# Task directions:
Restate the listing that follows word for word, without its pictures.

# Dataset excerpt:
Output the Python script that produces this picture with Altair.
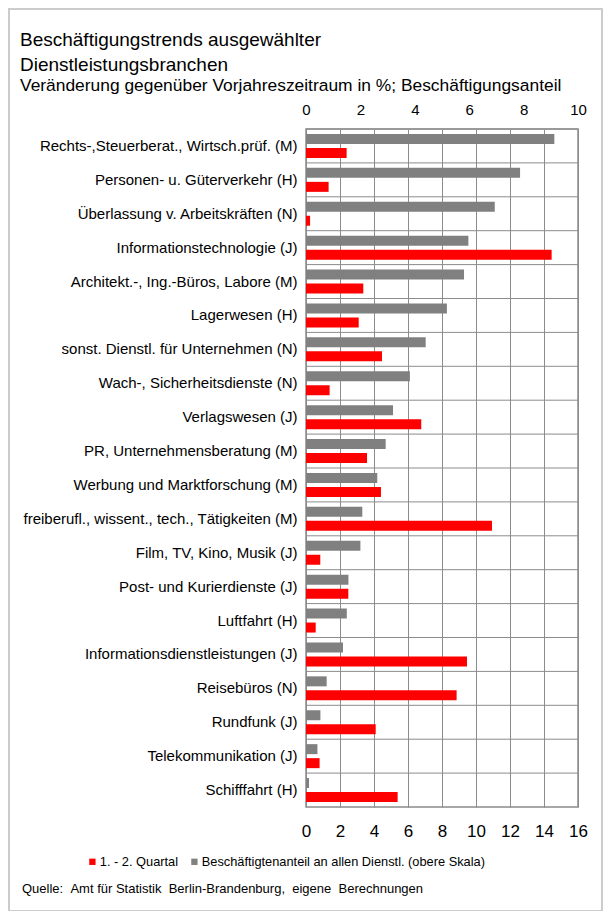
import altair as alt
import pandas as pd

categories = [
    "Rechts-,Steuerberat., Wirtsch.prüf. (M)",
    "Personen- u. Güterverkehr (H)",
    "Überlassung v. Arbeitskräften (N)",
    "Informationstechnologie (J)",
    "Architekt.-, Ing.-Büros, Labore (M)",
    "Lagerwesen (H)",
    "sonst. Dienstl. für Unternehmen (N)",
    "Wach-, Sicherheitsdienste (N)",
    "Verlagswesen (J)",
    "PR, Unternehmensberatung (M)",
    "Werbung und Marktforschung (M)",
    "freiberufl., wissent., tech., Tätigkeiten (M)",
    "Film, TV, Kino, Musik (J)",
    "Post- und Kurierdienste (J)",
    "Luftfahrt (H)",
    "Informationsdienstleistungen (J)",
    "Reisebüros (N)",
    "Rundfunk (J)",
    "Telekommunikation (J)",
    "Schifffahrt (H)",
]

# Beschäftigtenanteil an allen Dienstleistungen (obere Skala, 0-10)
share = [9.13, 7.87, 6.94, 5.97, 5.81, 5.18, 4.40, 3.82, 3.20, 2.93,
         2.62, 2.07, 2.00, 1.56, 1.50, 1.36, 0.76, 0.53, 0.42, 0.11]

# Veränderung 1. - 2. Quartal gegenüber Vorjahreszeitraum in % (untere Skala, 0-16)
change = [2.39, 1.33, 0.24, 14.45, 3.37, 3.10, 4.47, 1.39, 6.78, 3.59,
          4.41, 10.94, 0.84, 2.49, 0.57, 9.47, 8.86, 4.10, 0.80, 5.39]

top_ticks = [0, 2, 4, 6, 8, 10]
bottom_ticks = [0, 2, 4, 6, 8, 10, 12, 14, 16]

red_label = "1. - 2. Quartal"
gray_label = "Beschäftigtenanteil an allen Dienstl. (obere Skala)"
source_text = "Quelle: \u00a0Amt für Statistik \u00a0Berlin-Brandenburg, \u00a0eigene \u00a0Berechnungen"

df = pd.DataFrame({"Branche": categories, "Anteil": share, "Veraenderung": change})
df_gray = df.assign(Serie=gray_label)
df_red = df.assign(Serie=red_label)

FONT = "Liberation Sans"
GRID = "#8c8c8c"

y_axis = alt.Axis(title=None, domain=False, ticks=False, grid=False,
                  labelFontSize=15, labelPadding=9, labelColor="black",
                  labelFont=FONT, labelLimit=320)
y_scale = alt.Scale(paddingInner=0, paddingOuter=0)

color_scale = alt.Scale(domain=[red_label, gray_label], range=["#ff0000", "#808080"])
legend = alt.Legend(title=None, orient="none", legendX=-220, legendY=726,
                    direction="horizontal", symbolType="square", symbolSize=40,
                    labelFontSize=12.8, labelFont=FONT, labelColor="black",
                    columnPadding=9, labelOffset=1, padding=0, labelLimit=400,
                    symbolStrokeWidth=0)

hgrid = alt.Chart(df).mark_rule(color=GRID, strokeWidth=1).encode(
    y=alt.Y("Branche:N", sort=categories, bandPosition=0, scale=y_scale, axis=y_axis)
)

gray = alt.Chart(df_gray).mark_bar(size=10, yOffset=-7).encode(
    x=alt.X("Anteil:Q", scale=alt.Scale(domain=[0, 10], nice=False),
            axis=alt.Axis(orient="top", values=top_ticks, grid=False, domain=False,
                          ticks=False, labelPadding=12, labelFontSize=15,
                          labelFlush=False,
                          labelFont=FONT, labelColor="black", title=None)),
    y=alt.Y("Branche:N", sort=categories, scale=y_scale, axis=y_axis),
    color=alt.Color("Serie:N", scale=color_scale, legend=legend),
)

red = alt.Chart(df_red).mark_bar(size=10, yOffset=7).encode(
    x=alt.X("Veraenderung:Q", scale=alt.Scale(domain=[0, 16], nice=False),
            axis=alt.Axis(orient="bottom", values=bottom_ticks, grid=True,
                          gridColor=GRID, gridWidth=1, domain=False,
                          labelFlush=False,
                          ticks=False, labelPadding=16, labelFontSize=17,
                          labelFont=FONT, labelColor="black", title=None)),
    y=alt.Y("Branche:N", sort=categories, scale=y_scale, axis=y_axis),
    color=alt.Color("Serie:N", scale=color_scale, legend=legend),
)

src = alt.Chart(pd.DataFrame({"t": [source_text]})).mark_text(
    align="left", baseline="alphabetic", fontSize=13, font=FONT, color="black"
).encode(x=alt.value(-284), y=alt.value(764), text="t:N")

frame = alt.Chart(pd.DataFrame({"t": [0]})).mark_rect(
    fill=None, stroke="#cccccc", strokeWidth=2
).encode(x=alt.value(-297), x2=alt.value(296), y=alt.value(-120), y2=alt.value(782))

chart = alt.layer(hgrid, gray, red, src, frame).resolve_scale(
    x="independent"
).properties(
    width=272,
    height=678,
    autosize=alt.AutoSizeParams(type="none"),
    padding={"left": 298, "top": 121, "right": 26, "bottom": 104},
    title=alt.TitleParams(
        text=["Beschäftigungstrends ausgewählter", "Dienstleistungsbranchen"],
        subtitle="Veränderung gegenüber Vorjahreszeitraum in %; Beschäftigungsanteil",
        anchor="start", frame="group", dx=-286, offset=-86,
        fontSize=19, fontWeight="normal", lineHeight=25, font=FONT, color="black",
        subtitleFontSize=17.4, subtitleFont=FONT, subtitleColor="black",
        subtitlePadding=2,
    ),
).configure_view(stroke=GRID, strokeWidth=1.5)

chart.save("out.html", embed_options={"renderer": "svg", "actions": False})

# Reply:
Output the Python script that produces this picture with Altair.
import altair as alt
import pandas as pd

categories = [
    "Rechts-,Steuerberat., Wirtsch.prüf. (M)",
    "Personen- u. Güterverkehr (H)",
    "Überlassung v. Arbeitskräften (N)",
    "Informationstechnologie (J)",
    "Architekt.-, Ing.-Büros, Labore (M)",
    "Lagerwesen (H)",
    "sonst. Dienstl. für Unternehmen (N)",
    "Wach-, Sicherheitsdienste (N)",
    "Verlagswesen (J)",
    "PR, Unternehmensberatung (M)",
    "Werbung und Marktforschung (M)",
    "freiberufl., wissent., tech., Tätigkeiten (M)",
    "Film, TV, Kino, Musik (J)",
    "Post- und Kurierdienste (J)",
    "Luftfahrt (H)",
    "Informationsdienstleistungen (J)",
    "Reisebüros (N)",
    "Rundfunk (J)",
    "Telekommunikation (J)",
    "Schifffahrt (H)",
]

# Beschäftigtenanteil an allen Dienstleistungen (obere Skala, 0-10)
share = [9.13, 7.87, 6.94, 5.97, 5.81, 5.18, 4.40, 3.82, 3.20, 2.93,
         2.62, 2.07, 2.00, 1.56, 1.50, 1.36, 0.76, 0.53, 0.42, 0.11]

# Veränderung 1. - 2. Quartal gegenüber Vorjahreszeitraum in % (untere Skala, 0-16)
change = [2.39, 1.33, 0.24, 14.45, 3.37, 3.10, 4.47, 1.39, 6.78, 3.59,
          4.41, 10.94, 0.84, 2.49, 0.57, 9.47, 8.86, 4.10, 0.80, 5.39]

top_ticks = [0, 2, 4, 6, 8, 10]
bottom_ticks = [0, 2, 4, 6, 8, 10, 12, 14, 16]

red_label = "1. - 2. Quartal"
gray_label = "Beschäftigtenanteil an allen Dienstl. (obere Skala)"
source_text = "Quelle: \u00a0Amt für Statistik \u00a0Berlin-Brandenburg, \u00a0eigene \u00a0Berechnungen"

df = pd.DataFrame({"Branche": categories, "Anteil": share, "Veraenderung": change})
df_gray = df.assign(Serie=gray_label)
df_red = df.assign(Serie=red_label)

FONT = "Liberation Sans"
GRID = "#8c8c8c"

y_axis = alt.Axis(title=None, domain=False, ticks=False, grid=False,
                  labelFontSize=15, labelPadding=9, labelColor="black",
                  labelFont=FONT, labelLimit=320)
y_scale = alt.Scale(paddingInner=0, paddingOuter=0)

color_scale = alt.Scale(domain=[red_label, gray_label], range=["#ff0000", "#808080"])
legend = alt.Legend(title=None, orient="none", legendX=-220, legendY=726,
                    direction="horizontal", symbolType="square", symbolSize=40,
                    labelFontSize=12.8, labelFont=FONT, labelColor="black",
                    columnPadding=9, labelOffset=1, padding=0, labelLimit=400,
                    symbolStrokeWidth=0)

hgrid = alt.Chart(df).mark_rule(color=GRID, strokeWidth=1).encode(
    y=alt.Y("Branche:N", sort=categories, bandPosition=0, scale=y_scale, axis=y_axis)
)

gray = alt.Chart(df_gray).mark_bar(size=10, yOffset=-7).encode(
    x=alt.X("Anteil:Q", scale=alt.Scale(domain=[0, 10], nice=False),
            axis=alt.Axis(orient="top", values=top_ticks, grid=False, domain=False,
                          ticks=False, labelPadding=12, labelFontSize=15,
                          labelFlush=False,
                          labelFont=FONT, labelColor="black", title=None)),
    y=alt.Y("Branche:N", sort=categories, scale=y_scale, axis=y_axis),
    color=alt.Color("Serie:N", scale=color_scale, legend=legend),
)

red = alt.Chart(df_red).mark_bar(size=10, yOffset=7).encode(
    x=alt.X("Veraenderung:Q", scale=alt.Scale(domain=[0, 16], nice=False),
            axis=alt.Axis(orient="bottom", values=bottom_ticks, grid=True,
                          gridColor=GRID, gridWidth=1, domain=False,
                          labelFlush=False,
                          ticks=False, labelPadding=16, labelFontSize=17,
                          labelFont=FONT, labelColor="black", title=None)),
    y=alt.Y("Branche:N", sort=categories, scale=y_scale, axis=y_axis),
    color=alt.Color("Serie:N", scale=color_scale, legend=legend),
)

src = alt.Chart(pd.DataFrame({"t": [source_text]})).mark_text(
    align="left", baseline="alphabetic", fontSize=13, font=FONT, color="black"
).encode(x=alt.value(-284), y=alt.value(764), text="t:N")

frame = alt.Chart(pd.DataFrame({"t": [0]})).mark_rect(
    fill=None, stroke="#cccccc", strokeWidth=2
).encode(x=alt.value(-297), x2=alt.value(296), y=alt.value(-120), y2=alt.value(782))

chart = alt.layer(hgrid, gray, red, src, frame).resolve_scale(
    x="independent"
).properties(
    width=272,
    height=678,
    autosize=alt.AutoSizeParams(type="none"),
    padding={"left": 298, "top": 121, "right": 26, "bottom": 104},
    title=alt.TitleParams(
        text=["Beschäftigungstrends ausgewählter", "Dienstleistungsbranchen"],
        subtitle="Veränderung gegenüber Vorjahreszeitraum in %; Beschäftigungsanteil",
        anchor="start", frame="group", dx=-286, offset=-86,
        fontSize=19, fontWeight="normal", lineHeight=25, font=FONT, color="black",
        subtitleFontSize=17.4, subtitleFont=FONT, subtitleColor="black",
        subtitlePadding=2,
    ),
).configure_view(stroke=GRID, strokeWidth=1.5)

chart.save("out.html", embed_options={"renderer": "svg", "actions": False})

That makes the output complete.